I now have 30 minutes. Not until BOARDING, but until RUNWAY.
I am in the security line, in socks, holding a baby and trying to fold a stroller. A large Samoan man is wrestling with a laptop briefcase. The briefcase appears to be winning. I am going to miss my flight.
Abby and I are waived through in a fit of TSA generosity and I yell to my gate, “I’m here! We’re here! I’VE BEEN HERE!” The man in the red blazer looks at me through his bifocals. “We’re about to give your seat away, Mrs. Mulder. Where have you and your infant-in-arms been?”
“Behind a large Samoan man with a briefcase that wouldn’t open.”
He looks down to conceal a smile. “I see. Hurry now. They’re waiting for you.”
Abby and I rush the plane and take our seat. Everyone forgives me for holding things up when they see Miss Abby on my arm. She is the darling of the airplane. As soon as we sit down, she grabs the our neighbor’s button-down sleeve and brings his whole arm to her mouth, kissing it… him… everything. “I’m so sorry.”
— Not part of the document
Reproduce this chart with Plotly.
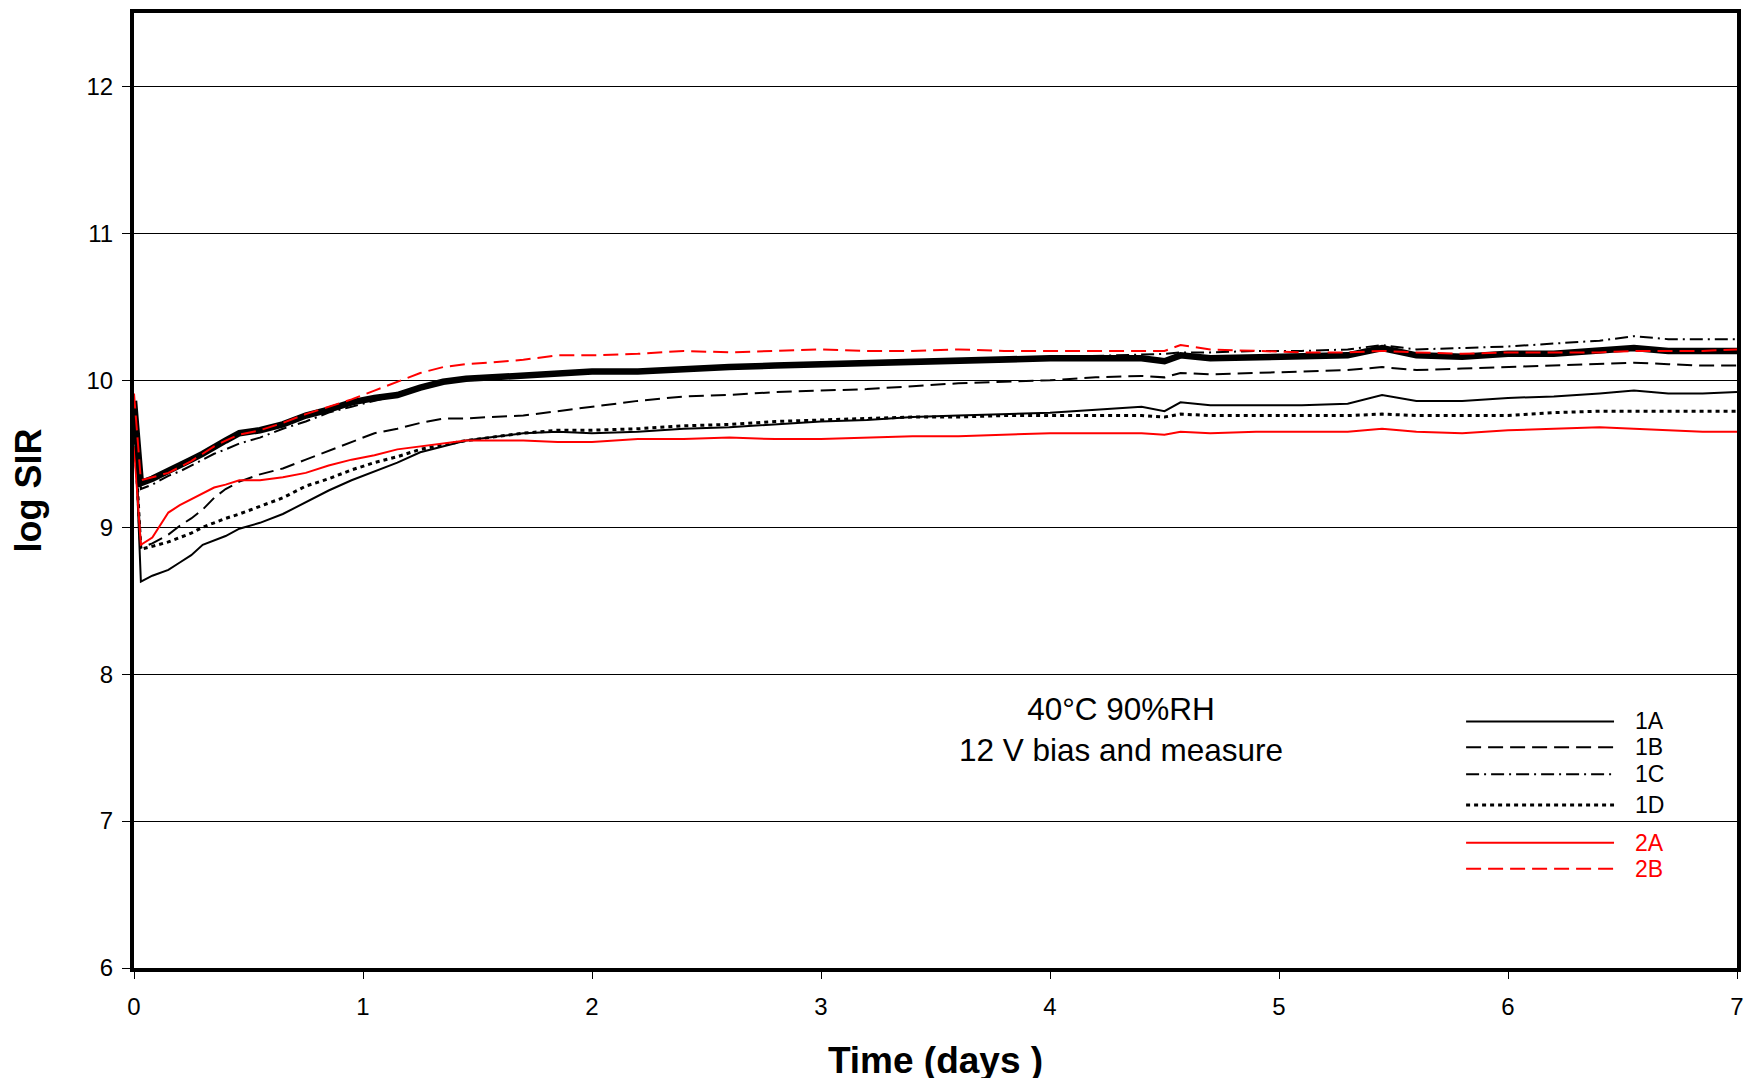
import plotly.graph_objects as go

# ---------------- data ----------------
time_days = [0, 0.03, 0.08, 0.15, 0.2, 0.25, 0.3, 0.35, 0.4, 0.46,
             0.55, 0.65, 0.75, 0.85, 0.95, 1.05, 1.15, 1.25, 1.35, 1.45,
             1.55, 1.7, 1.85, 2.0, 2.2, 2.4, 2.6, 2.8, 3.0, 3.2,
             3.4, 3.6, 3.8, 4.0, 4.2, 4.4, 4.5, 4.57, 4.7, 4.9,
             5.1, 5.3, 5.45, 5.6, 5.8, 6.0, 6.2, 6.4, 6.55, 6.7,
             6.85, 7.0]

sir_1A = [9.82, 8.63, 8.67, 8.71, 8.76, 8.81, 8.88, 8.91, 8.94, 8.99,
          9.03, 9.09, 9.17, 9.25, 9.32, 9.38, 9.44, 9.51, 9.55, 9.59,
          9.61, 9.64, 9.65, 9.64, 9.65, 9.67, 9.68, 9.70, 9.72, 9.73,
          9.75, 9.76, 9.77, 9.78, 9.80, 9.82, 9.79, 9.85, 9.83, 9.83,
          9.83, 9.84, 9.90, 9.86, 9.86, 9.88, 9.89, 9.91, 9.93, 9.91,
          9.91, 9.92]

sir_1B = [9.70, 8.86, 8.89, 8.95, 9.01, 9.06, 9.12, 9.20, 9.26, 9.31,
          9.36, 9.40, 9.46, 9.52, 9.58, 9.64, 9.67, 9.71, 9.74, 9.74,
          9.75, 9.76, 9.79, 9.82, 9.86, 9.89, 9.90, 9.92, 9.93, 9.94,
          9.96, 9.98, 9.99, 10.00, 10.02, 10.03, 10.02, 10.05, 10.04, 10.05,
          10.06, 10.07, 10.09, 10.07, 10.08, 10.09, 10.10, 10.11, 10.12, 10.11,
          10.10, 10.10]

sir_1C = [9.80, 9.26, 9.29, 9.35, 9.38, 9.42, 9.46, 9.50, 9.53, 9.57,
          9.61, 9.67, 9.72, 9.78, 9.82, 9.86, 9.90, 9.94, 9.98, 10.01,
          10.03, 10.04, 10.05, 10.06, 10.07, 10.08, 10.09, 10.10, 10.11, 10.12,
          10.13, 10.14, 10.15, 10.16, 10.17, 10.18, 10.18, 10.19, 10.19, 10.20,
          10.20, 10.21, 10.24, 10.21, 10.22, 10.23, 10.25, 10.27, 10.30, 10.28,
          10.28, 10.28]

sir_1D = [9.70, 8.85, 8.87, 8.90, 8.93, 8.96, 9.00, 9.03, 9.06, 9.09,
          9.14, 9.20, 9.28, 9.33, 9.39, 9.44, 9.48, 9.53, 9.56, 9.59,
          9.61, 9.64, 9.66, 9.66, 9.67, 9.69, 9.70, 9.72, 9.73, 9.74,
          9.75, 9.75, 9.76, 9.76, 9.76, 9.76, 9.75, 9.77, 9.76, 9.76,
          9.76, 9.76, 9.77, 9.76, 9.76, 9.76, 9.78, 9.79, 9.79, 9.79,
          9.79, 9.79]

sir_2A = [9.55, 8.88, 8.93, 9.10, 9.15, 9.19, 9.23, 9.27, 9.29, 9.32,
          9.32, 9.34, 9.37, 9.42, 9.46, 9.49, 9.53, 9.55, 9.57, 9.59,
          9.59, 9.59, 9.58, 9.58, 9.60, 9.60, 9.61, 9.60, 9.60, 9.61,
          9.62, 9.62, 9.63, 9.64, 9.64, 9.64, 9.63, 9.65, 9.64, 9.65,
          9.65, 9.65, 9.67, 9.65, 9.64, 9.66, 9.67, 9.68, 9.67, 9.66,
          9.65, 9.65]

sir_2B = [9.91, 9.32, 9.34, 9.37, 9.41, 9.45, 9.50, 9.55, 9.59, 9.63,
          9.66, 9.71, 9.77, 9.82, 9.87, 9.93, 9.99, 10.05, 10.09, 10.11,
          10.12, 10.14, 10.17, 10.17, 10.18, 10.20, 10.19, 10.20, 10.21, 10.20,
          10.20, 10.21, 10.20, 10.20, 10.20, 10.20, 10.20, 10.24, 10.21, 10.20,
          10.19, 10.19, 10.20, 10.19, 10.18, 10.19, 10.19, 10.19, 10.20, 10.20,
          10.20, 10.21]

# unlabeled heavy black curve
sir_bold = [9.86, 9.30, 9.33, 9.38, 9.42, 9.46, 9.50, 9.55, 9.59, 9.64,
            9.66, 9.70, 9.76, 9.80, 9.85, 9.88, 9.90, 9.95, 9.99, 10.01,
            10.02, 10.04, 10.05, 10.06, 10.06, 10.08, 10.09, 10.10, 10.11, 10.12,
            10.13, 10.14, 10.14, 10.15, 10.15, 10.15, 10.13, 10.17, 10.15, 10.16,
            10.17, 10.17, 10.22, 10.17, 10.16, 10.18, 10.18, 10.20, 10.22, 10.20,
            10.20, 10.20]

x_ticks = [0, 1, 2, 3, 4, 5, 6, 7]
y_ticks = [6, 7, 8, 9, 10, 11, 12]
legend_labels = ["1A", "1B", "1C", "1D", "2A", "2B"]
condition_text = ["40°C 90%RH", "12 V bias and measure"]

# ---------------- styles ----------------
FONT = "Liberation Sans, Arial, sans-serif"
RED = "#ff0000"
styles = {
    "1A": dict(color="black", width=2, dash="solid"),
    "1B": dict(color="black", width=2, dash="15px,7px"),
    "1C": dict(color="black", width=2, dash="13px,5px,2px,5px"),
    "1D": dict(color="black", width=3, dash="4px,4px"),
    "2A": dict(color=RED, width=2, dash="solid"),
    "2B": dict(color=RED, width=2, dash="15px,7px"),
}
series = {"1A": sir_1A, "1B": sir_1B, "1C": sir_1C, "1D": sir_1D,
          "2A": sir_2A, "2B": sir_2B}

fig = go.Figure()
for name in ["1A", "1D", "1B", "2A", "1C"]:
    fig.add_trace(go.Scatter(x=time_days, y=series[name], mode="lines",
                             name=name, line=styles[name], showlegend=False))
fig.add_trace(go.Scatter(x=time_days, y=sir_bold, mode="lines", name="bold",
                         line=dict(color="black", width=6.5), showlegend=False))
fig.add_trace(go.Scatter(x=time_days, y=sir_2B, mode="lines", name="2B",
                         line=styles["2B"], showlegend=False))

# ---------------- manual legend (long line samples) ----------------
leg_x0, leg_x1, leg_tx = 5.817, 6.463, 6.546
leg_rows = [7.678, 7.502, 7.319, 7.110, 6.852, 6.676]
for lab, yy in zip(legend_labels, leg_rows):
    st = styles[lab]
    fig.add_shape(type="line", xref="x", yref="y", x0=leg_x0, x1=leg_x1,
                  y0=yy, y1=yy, line=dict(color=st["color"], width=st["width"],
                                          dash=st["dash"]))
    fig.add_annotation(x=leg_tx, y=yy, xref="x", yref="y", text=lab,
                       showarrow=False, xanchor="left", yanchor="middle",
                       font=dict(family=FONT, size=23, color=st["color"]))

fig.add_annotation(x=4.31, y=7.62, xref="x", yref="y",
                   text="<br>".join(condition_text), showarrow=False,
                   xanchor="center", yanchor="middle", align="center",
                   font=dict(family=FONT, size=31.5, color="black"))

# the page body keeps an 8px default margin, so margins are offset by it
fig.update_layout(
    width=1754, height=1078,
    margin=dict(l=126, r=25, t=1, b=118),
    paper_bgcolor="white", plot_bgcolor="white",
    font=dict(family=FONT, color="black"),
    showlegend=False,
)
fig.update_xaxes(range=[0, 7], tickvals=x_ticks, showgrid=False,
                 showline=True, mirror=True, linecolor="black", linewidth=4,
                 ticks="outside", ticklen=7, tickwidth=1, tickcolor="black",
                 tickfont=dict(family=FONT, size=24), ticklabelstandoff=7,
                 zeroline=False,
                 title=dict(text="<b>Time (days )</b>", standoff=29,
                            font=dict(family=FONT, size=37)))
fig.update_yaxes(range=[6, 12.5], tickvals=y_ticks, showgrid=True,
                 gridcolor="black", gridwidth=1,
                 showline=True, mirror=True, linecolor="black", linewidth=4,
                 ticks="outside", ticklen=8, tickwidth=1, tickcolor="black",
                 tickfont=dict(family=FONT, size=24), ticklabelstandoff=4,
                 zeroline=False,
                 title=dict(text="<b>log SIR</b>", standoff=36,
                            font=dict(family=FONT, size=36)))

fig.write_html("out.html")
“I don’t mind,” he says quietly.
We are in the air, God bless America, and they are coming with the complimentary beverages and un-child-friendly snacks. “No thank you,” I say as Abby stretches and sleeps in my arms. The tall attendant looks at me. He is in his late 50s and at least 6 foot 3. An airline veteran, to be sure, and the head of this team. He smiles politely and continues on.
Ten minutes later, with Abby still asleep, I look up to see him crouched beside me in the aisle.
“I miss this,” he says.
He points at Abby. “This. I miss this. I missed it. Physically missed it. I’m always up in the air. My wife has to call me and remind me when the kids’ birthdays are and where everyone is. I was always gone. I was in wars and in planes. I missed holding my kids when they were asleep.”
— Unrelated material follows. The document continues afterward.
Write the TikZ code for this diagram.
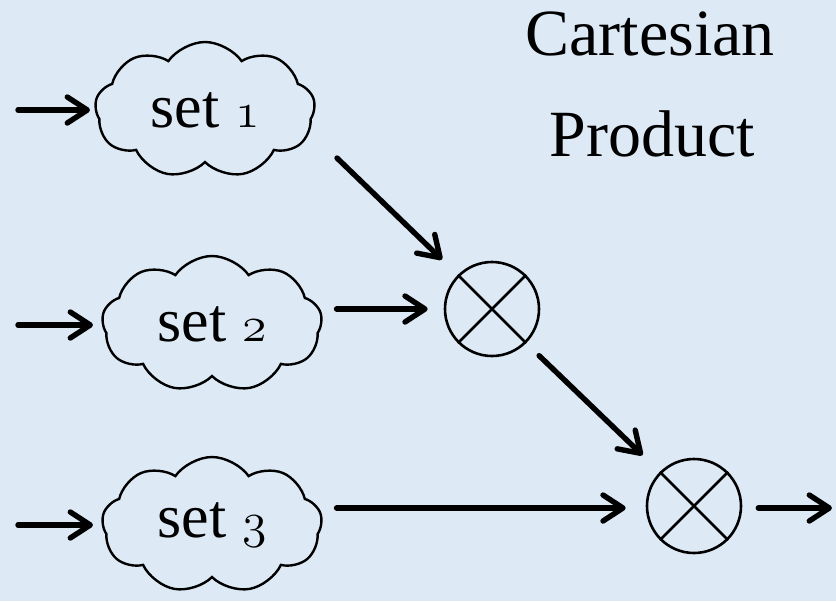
\documentclass[tikz,border=0pt]{standalone}
\usepackage{fontspec}
\setmainfont{Liberation Serif}
\usetikzlibrary{shapes.symbols,arrows.meta}
\definecolor{bgblue}{HTML}{DDEAF6}
\tikzset{
  setcloud/.style={cloud, draw, line width=1.2pt, cloud puffs=9, cloud puff arc=110,
    cloud ignores aspect, minimum width=110pt, minimum height=68pt, inner sep=0pt,
    font=\fontsize{31}{36}\selectfont},
  prodop/.style={circle, draw, line width=1.3pt, minimum size=47pt, inner sep=0pt},
  crossline/.style={line width=1.3pt},
  flow/.style={line width=2.7pt, line cap=round,
    -{Straight Barb[length=10pt, width=13pt, line cap=round, line join=round]}},
  title/.style={font=\fontsize{33}{38}\selectfont}
}
% old-style figures taken from the math italic font
\newcommand{\osn}[1]{{\fontsize{39}{42}\usefont{OML}{cmm}{m}{it}#1}}
\begin{document}
\begin{tikzpicture}[x=0.5pt, y=-0.5pt]
  \fill[bgblue] (0,0) rectangle (836,601);
  \useasboundingbox (0,0) rectangle (836,601);

  % input sets
  \node[setcloud] (s1) at (205,110) {set \osn{1}};
  \node[setcloud] (s2) at (212,324) {set \osn{2}};
  \node[setcloud] (s3) at (212,525) {set \osn{3}};

  % product operators: circles with a diagonal cross
  \node[prodop] (c1) at (492,309) {};
  \node[prodop] (c2) at (694,506) {};
  \foreach \c in {c1,c2} {
    \draw[crossline] (\c.north west) -- (\c.south east);
    \draw[crossline] (\c.north east) -- (\c.south west);
  }

  % title
  \node[title] (t1) at (650,34) {Cartesian};
  \node[title] (t2) at (652,134) {Product};

  % free ends of the input and output arrows
  \coordinate (in1) at (18,110);
  \coordinate (in2) at (18,325);
  \coordinate (in3) at (18,525);
  \coordinate (e1) at (90,110);
  \coordinate (e2) at (93,325);
  \coordinate (e3) at (93,525);
  \coordinate (out) at (832,508);
  \coordinate (s1out) at (337,158);

  \draw[flow] (in1) -- (e1);
  \draw[flow] (in2) -- (e2);
  \draw[flow] (in3) -- (e3);

  \draw[flow, shorten >=11pt] (s1out) -- (c1.north west);
  \draw[flow, shorten <=7pt, shorten >=8pt] (s2.east |- c1.west) -- (c1.west);
  \draw[flow, shorten <=9pt, shorten >=12pt] (c1.south east) -- (c2.north west);
  \draw[flow, shorten <=7pt, shorten >=10pt] (s3.east |- 0,508) -- (c2.west |- 0,508);
  \draw[flow, shorten <=8pt] (c2.east |- out) -- (out);
\end{tikzpicture}
\end{document}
I realize, at 10,000 feet, that I am on holy ground.
“You’re a military veteran?”
“I am. I’ve served in a few conflicts. Now I’m a grandpa and I work up here.”
“My dad is a veteran. He lives far away, too. When my brother and I were little, my mom held down the fort a lot while he trained and served. I’m sure he missed a few of our baths, as well.”
He smiles a sad smile. “I just don’t know what to do to make it up to them.”
“Sometimes being sad about it is enough. What more can you do now? Be a grandpa, and be a great one. You’re no use to anyone if you spend all your time thinking about 30 years ago.”
He smiles a different smile. “Well, I agree with you there.”
Abby stirs, yawns dramatically, and opens her hazel eyes to the stranger now seated in the aisle next to her. She grins mischievously.
“Well, I agree with you there.”
And with that, he unfolded himself from the floor and headed back to the front of the cabin. As we de-planed, he waved and told me to have a nice day. Abby blew him a raspberry, and everyone went their own way.
Regret is a terrible travelling companion. She’s heavy and manipulative… and she has a terrible, hazy memory. I need to remember to leave her out of my suitcase from now on. There’s just not enough time in the day anymore to deal with her rambling and tricks.